En conséquence, « on est en train de voir une augmentation de l’itinérance cachée », déplore la mairesse de Gatineau, France Belisle, dont les services logent même un couple et ses trois jeunes enfants d’âge primaire à l’hôtel.
Dans ces conditions, avec leur 1000 $ de budget par mois pour un loyer, Renée et Pierre craignent d’errer encore longtemps. En un mois, ils ont déménagé leur maigre baluchon trois fois déjà.
« Toutes les semaines, c’est le stress de savoir si on va être relocalisés et où, dit Renée. Je me suis mise à faire des crises d’urticaire tellement le stress est intense. »
Bâtiments fédéraux vides
Tandis que des familles de Gatineau sans logis sont installées à l’hôtel, le gouvernement fédéral occupe dans cette ville 770 000 mètres carrés d’édifices pour la plupart laissés vides par les fonctionnaires en télétravail.
En campagne électorale il y a un an, le Parti libéral s’est engagé à investir 600 millions $ pour appuyer l’aménagement d’espaces de bureaux inoccupés en logements.
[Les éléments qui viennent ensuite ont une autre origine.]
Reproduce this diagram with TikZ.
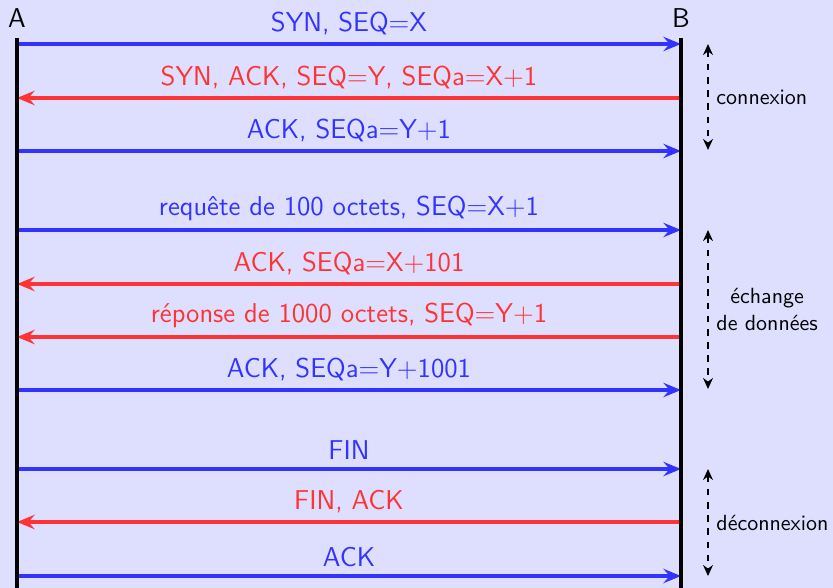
\documentclass[tikz,border=0pt]{standalone}
\usepackage{fontspec}
\usetikzlibrary{arrows.meta}

\definecolor{bgcol}{RGB}{222,222,255}
\definecolor{msgblue}{RGB}{51,51,255}
\definecolor{msgred}{RGB}{255,51,51}

\begin{document}
\begin{tikzpicture}[
  x=0.016cm, y=-0.016cm,
  every node/.style={font=\sffamily\fontsize{12.4}{15}\selectfont},
  lifeline/.style={draw, line width=2pt},
  toB/.style={draw, line width=1.6pt, color=msgblue, -{Stealth[length=8pt,width=6.5pt,inset=2.8pt]}},
  toA/.style={draw, line width=1.6pt, color=msgred, {Stealth[length=8pt,width=6.5pt,inset=2.8pt]}-},
  phase/.style={draw, line width=1pt, dashed, {Stealth[length=5pt,width=4.5pt]}-{Stealth[length=5pt,width=4.5pt]}},
  phaselabel/.style={font=\sffamily, align=center, anchor=west}
]
\fill[bgcol] (0,0) rectangle (833,588);
\useasboundingbox (0,0) rectangle (833,588);

% the two hosts
\node (A) at (17,18) {A};
\node (B) at (681,18) {B};
\coordinate (A top) at (17,38);
\coordinate (A end) at (17,588);
\coordinate (B top) at (681,38);
\coordinate (B end) at (681,588);

% messages
\foreach \y/\dir/\txt [count=\i] in {
  44/toB/{SYN, SEQ=X},
  98/toA/{SYN, ACK, SEQ=Y, SEQa=X+1},
  151/toB/{ACK, SEQa=Y+1},
  230/toB/{requête de 100 octets, SEQ=X+1},
  284/toA/{ACK, SEQa=X+101},
  337/toA/{réponse de 1000 octets, SEQ=Y+1},
  390/toB/{ACK, SEQa=Y+1001},
  469/toB/{FIN},
  522/toA/{FIN, ACK},
  576/toB/{ACK}}
{
  \coordinate (a\i) at (17,\y);
  \coordinate (b\i) at (681,\y);
  \draw[\dir] (a\i) -- node[above] {\txt} (b\i);
}

\draw[lifeline] (A top) -- (A end);
\draw[lifeline] (B top) -- (B end);

% phases
\coordinate (c1) at (708,44);
\coordinate (c2) at (708,150);
\coordinate (e1) at (708,230);
\coordinate (e2) at (708,389);
\coordinate (d1) at (708,469);
\coordinate (d2) at (708,576);
\draw[phase] (c1) -- node[phaselabel] {connexion} (c2);
\draw[phase] (e1) -- node[phaselabel] {échange\\de données} (e2);
\draw[phase] (d1) -- node[phaselabel] {déconnexion} (d2);
\end{tikzpicture}
\end{document}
« Nous convertirons non seulement le parc immobilier fédéral, mais aussi certains bâtiments commerciaux », a promis Justin Trudeau dans sa plateforme électorale.
La mairesse s’impatiente
Un an plus tard, les résultats se font attendre et la mairesse de Gatineau, France Belisle, qui compte sur son territoire plus de locaux fédéraux que toute autre ville au Québec, soit pas moins de 200 immeubles, s’impatiente.
Services publics et Approvisionnement Canada (SPAC) examine depuis 2018 son portefeuille immobilier afin de l’optimiser, sachant qu’une grande partie des locaux est sous-utilisée depuis avant même la pandémie, indique une porte-parole du ministère, Stéphanie Hamel.
En mars, le budget fédéral a promis que cet examen permettrait d’évaluer les possibilités de conversion en logement, et d’économiser six milliards de dollars en cinq ans.
Pas d’échéancier clair
Depuis, une seule réunion a eu lieu entre les officiels fédéraux et ceux de la Ville de Gatineau.
« Il faut faire cette évaluation-là, ça presse, dit la mairesse Belisle. Ma préoccupation la plus importante, c’est quand, quel est l’échéancier, parce que la crise est urgente. »
Les questions du Journal posées à SPAC sur l’avancement de l’examen et sur l’échéancier sont restées sans réponses.
En attendant, en plus de vies humaines brisées, l’absence de logements est devenue un réel frein au développement économique de la région puisque les travailleurs ne parviennent plus à s’y installer, s’inquiète Mme Belisle.
Le manque de logements plombe même les inscriptions à l’Université du Québec en Outaouais et au Cégep de l’Outaouais. À elles seules, les deux institutions ont besoin de 500 logements.